Feb 15, 2008

what's in it for them

Apparently, 50% of all illegal bittorrents are TV episodes. For a long time, networks have viciously been going after people for downloading their shows instead of watching them for free over the air and skipping over commercials anyways.

Anyhoo. Remember when NBC withdrew their support of iTunes sales? Well, that's when this whole Hulu thing started to happen. I got my beta invite the other day and was just looking through it. Seems like a really snappy webplayer, all done in flash (Note* You do not need more than flash to deliver content stupid idiot networks forcing me to install some crappy DRM management plugin) So I caught the last 15 minutes of that House episode that aired after the superbowl, and then some Conan. No commercials at this point, which leads me to ask.
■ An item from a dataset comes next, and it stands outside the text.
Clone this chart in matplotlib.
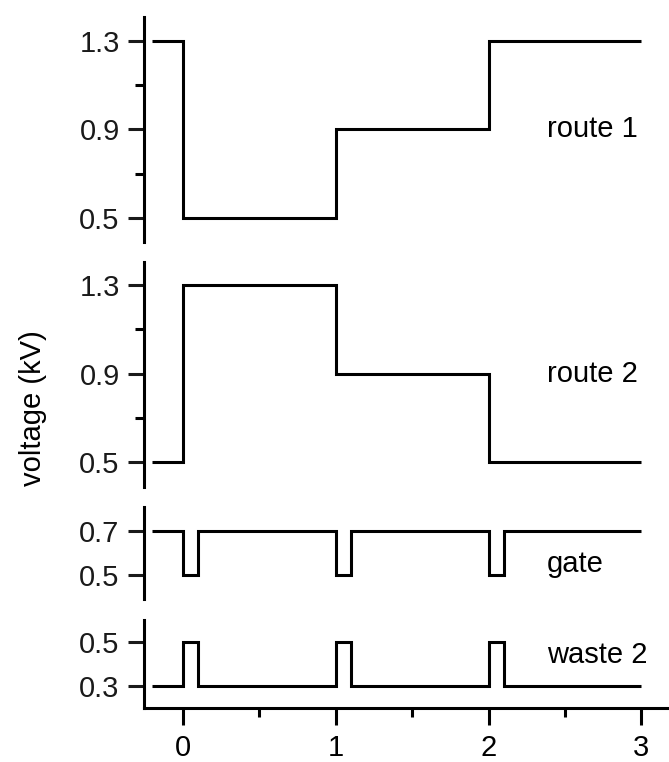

What's in it for these guys? Are they eventually going to a pay system, or are they finally going to accept that an ad on the side of the page is enough? Anyhoo, with the writers actually getting paid for these internet views now, we'll probably have to start paying for a service like this just so the networks can break even

1 comment:

T.W. said...

they could be using the google model and serving banner ads (which you wouldn't see if you use ABP with firefox) or they could be selling the network your demographic data. then again they might be hoping for clickthroughs. i dunno.

i used scifi channel's "rewind" twice recently and they have a ad solution that's not bad. on the progress bar at the bottom of the frame there are hashmarks for when an ad will pop up. when it does, it's basically a banner for iron man that covered the entire window. after a few seconds it disappeared and the show resumed. weird thing is: it worked on one computer, but not on another... both were running firefox with ABP.